DIRECTIONS:
In the material below, find every line with "matplotlib" and pull it out.
——————————
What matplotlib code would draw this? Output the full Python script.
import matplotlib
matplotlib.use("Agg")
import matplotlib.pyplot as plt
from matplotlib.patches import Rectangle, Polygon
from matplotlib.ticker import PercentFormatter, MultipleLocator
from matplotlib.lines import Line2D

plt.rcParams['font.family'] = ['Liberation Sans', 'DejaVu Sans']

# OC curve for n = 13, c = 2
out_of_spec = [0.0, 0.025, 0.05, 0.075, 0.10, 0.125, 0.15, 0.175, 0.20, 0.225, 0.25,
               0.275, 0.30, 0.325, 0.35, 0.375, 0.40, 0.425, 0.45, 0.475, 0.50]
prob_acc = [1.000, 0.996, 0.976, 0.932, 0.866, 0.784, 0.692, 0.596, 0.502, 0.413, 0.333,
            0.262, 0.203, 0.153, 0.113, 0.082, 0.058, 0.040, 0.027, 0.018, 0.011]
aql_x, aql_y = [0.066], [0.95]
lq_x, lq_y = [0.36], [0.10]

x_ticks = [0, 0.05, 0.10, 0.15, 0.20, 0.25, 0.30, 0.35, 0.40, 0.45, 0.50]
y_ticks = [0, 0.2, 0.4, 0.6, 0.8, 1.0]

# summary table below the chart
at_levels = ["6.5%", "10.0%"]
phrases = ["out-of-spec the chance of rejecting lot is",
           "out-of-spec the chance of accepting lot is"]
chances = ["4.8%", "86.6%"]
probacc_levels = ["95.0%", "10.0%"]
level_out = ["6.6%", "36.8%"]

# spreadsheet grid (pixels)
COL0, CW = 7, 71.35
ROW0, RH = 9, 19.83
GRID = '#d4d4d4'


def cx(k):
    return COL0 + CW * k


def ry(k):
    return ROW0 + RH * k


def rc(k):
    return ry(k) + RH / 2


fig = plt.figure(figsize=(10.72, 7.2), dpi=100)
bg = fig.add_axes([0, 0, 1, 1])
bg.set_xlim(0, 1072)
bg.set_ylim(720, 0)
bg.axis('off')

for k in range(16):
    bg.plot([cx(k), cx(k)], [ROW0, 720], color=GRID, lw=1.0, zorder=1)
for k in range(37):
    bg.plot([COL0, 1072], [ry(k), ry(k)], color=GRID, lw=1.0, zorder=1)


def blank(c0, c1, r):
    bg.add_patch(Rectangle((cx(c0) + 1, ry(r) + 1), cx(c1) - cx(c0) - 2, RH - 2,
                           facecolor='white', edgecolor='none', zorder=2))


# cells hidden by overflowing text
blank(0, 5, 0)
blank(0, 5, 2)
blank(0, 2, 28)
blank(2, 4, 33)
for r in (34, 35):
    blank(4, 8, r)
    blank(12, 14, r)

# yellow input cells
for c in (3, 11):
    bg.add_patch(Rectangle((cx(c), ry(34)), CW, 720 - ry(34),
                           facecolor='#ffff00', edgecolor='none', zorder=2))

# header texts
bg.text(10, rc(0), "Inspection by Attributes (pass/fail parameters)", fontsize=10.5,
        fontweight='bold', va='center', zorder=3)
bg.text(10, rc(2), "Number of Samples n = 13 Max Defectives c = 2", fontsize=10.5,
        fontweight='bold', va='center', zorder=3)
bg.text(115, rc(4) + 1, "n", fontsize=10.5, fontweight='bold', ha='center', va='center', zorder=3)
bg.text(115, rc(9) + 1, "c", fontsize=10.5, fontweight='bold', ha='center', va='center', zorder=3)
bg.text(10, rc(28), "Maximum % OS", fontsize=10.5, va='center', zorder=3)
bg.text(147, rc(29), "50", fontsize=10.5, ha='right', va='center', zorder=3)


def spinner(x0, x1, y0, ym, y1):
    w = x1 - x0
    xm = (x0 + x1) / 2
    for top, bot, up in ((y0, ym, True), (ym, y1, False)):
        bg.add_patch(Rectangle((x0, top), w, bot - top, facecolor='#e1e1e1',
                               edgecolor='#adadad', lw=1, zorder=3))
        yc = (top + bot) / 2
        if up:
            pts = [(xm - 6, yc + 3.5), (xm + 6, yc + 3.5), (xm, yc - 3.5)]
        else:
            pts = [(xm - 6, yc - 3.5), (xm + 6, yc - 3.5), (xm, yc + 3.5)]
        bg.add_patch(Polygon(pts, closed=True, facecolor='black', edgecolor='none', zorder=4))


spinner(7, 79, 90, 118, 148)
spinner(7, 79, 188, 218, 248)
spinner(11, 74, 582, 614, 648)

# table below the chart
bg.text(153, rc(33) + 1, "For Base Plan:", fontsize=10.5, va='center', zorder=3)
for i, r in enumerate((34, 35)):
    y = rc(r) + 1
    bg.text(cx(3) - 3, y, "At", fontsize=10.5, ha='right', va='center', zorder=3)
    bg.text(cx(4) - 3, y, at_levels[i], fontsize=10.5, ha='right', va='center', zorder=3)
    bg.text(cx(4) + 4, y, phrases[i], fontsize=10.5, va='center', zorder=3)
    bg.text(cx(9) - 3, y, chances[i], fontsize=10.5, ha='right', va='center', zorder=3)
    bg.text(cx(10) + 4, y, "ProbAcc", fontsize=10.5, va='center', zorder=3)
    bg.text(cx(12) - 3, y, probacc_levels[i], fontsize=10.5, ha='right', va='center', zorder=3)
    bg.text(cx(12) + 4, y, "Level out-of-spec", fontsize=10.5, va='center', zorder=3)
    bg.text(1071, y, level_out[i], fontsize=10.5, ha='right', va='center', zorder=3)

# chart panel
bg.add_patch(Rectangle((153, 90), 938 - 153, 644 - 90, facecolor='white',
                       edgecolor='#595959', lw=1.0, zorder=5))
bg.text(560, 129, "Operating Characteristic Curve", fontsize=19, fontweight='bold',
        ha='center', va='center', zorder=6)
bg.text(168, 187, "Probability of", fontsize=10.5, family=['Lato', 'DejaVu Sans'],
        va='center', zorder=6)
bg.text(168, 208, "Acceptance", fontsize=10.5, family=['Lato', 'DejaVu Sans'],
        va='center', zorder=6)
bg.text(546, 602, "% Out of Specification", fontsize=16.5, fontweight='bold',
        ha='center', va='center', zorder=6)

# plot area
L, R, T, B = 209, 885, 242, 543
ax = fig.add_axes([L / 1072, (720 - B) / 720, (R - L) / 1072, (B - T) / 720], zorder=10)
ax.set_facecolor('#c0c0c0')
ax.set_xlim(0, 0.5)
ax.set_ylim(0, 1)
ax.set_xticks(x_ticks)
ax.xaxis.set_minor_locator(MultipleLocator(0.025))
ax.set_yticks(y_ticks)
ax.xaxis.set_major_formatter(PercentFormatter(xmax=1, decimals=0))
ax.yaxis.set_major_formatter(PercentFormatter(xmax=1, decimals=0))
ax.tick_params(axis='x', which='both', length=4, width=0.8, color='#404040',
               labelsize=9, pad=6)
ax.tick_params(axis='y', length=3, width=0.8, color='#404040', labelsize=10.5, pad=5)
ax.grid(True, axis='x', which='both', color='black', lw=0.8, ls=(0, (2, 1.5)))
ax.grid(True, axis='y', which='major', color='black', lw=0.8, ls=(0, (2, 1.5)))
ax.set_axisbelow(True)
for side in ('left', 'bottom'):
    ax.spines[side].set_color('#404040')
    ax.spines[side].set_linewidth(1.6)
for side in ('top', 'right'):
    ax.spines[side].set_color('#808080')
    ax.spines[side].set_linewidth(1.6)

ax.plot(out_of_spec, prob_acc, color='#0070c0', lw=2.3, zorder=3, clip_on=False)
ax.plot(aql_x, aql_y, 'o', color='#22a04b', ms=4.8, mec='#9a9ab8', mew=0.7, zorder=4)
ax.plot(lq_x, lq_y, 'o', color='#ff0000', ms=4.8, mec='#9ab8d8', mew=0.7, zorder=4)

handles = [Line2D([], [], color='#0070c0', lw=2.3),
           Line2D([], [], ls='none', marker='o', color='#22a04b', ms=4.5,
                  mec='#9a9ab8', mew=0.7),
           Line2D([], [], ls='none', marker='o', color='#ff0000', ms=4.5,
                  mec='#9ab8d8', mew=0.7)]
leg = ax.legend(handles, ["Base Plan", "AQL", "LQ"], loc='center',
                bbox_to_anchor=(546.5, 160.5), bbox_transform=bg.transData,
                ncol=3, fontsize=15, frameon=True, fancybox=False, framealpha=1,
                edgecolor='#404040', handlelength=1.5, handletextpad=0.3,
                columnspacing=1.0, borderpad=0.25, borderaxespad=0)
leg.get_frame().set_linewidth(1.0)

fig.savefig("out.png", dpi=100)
——————————
COMPLETED TASK:
What matplotlib code would draw this? Output the full Python script.
import matplotlib
matplotlib.use("Agg")
import matplotlib.pyplot as plt
from matplotlib.patches import Rectangle, Polygon
from matplotlib.ticker import PercentFormatter, MultipleLocator
from matplotlib.lines import Line2D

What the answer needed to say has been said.